Handful of walnut halves
4 fresh figs
4 tbsp of runny honey
Several sprigs thyme or rosemary (or about 1 tbsp if using dried herbs)
70g crumbly goat’s cheese
1. Pre-heat the oven to 200°C.
2. In a small frying pan, lightly toast the walnut halves for a few minutes, until they start to release their smell (make sure not to let them burn). Remove from the heat, allow to cool a little and roughly chop (depending on how large you want the pieces to be).
3. Cut a cross in the top of the figs to about half way down the fig so that they open up a bit if gently squeezed at the bottom (I cut a little too close to the bottom on mine so they opened right up when roasted) and place in a small roasting tin. Sprinkle the chopped toasted walnuts into the opened figs, dividing evenly between the four. Drizzle about 1 tbsp per fig of honey over the walnuts (don’t worry if some of the honey spills out of the figs).
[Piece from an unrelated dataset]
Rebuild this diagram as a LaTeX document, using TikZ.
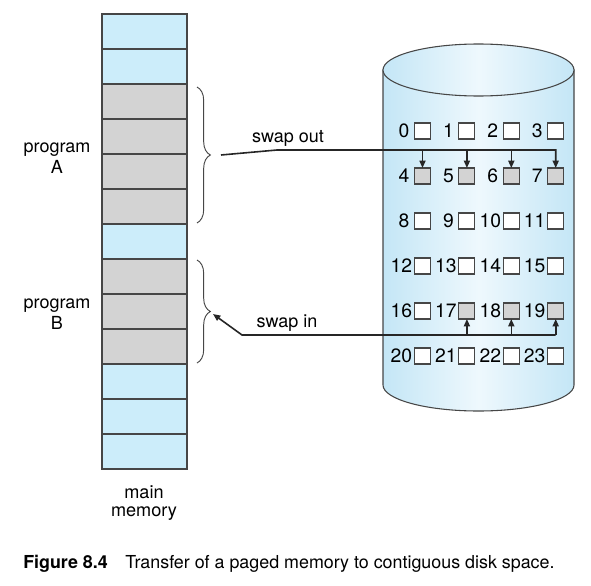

Finely chop the thyme or rosemary and sprinkle over the honey (or add a large pinch of dried herbs to each fig), followed by the crumbled goat’s cheese (don’t worry if some falls out of the fig), finished off with some roughly ground or cracked black pepper.
4. Roast in the oven for 10-12 mins, until the goat’s cheese begins to melt and just turn golden. Serve immediately on a bed of salad (peppery rocket works really well) with the juices from the roasting tin drizzled over the top.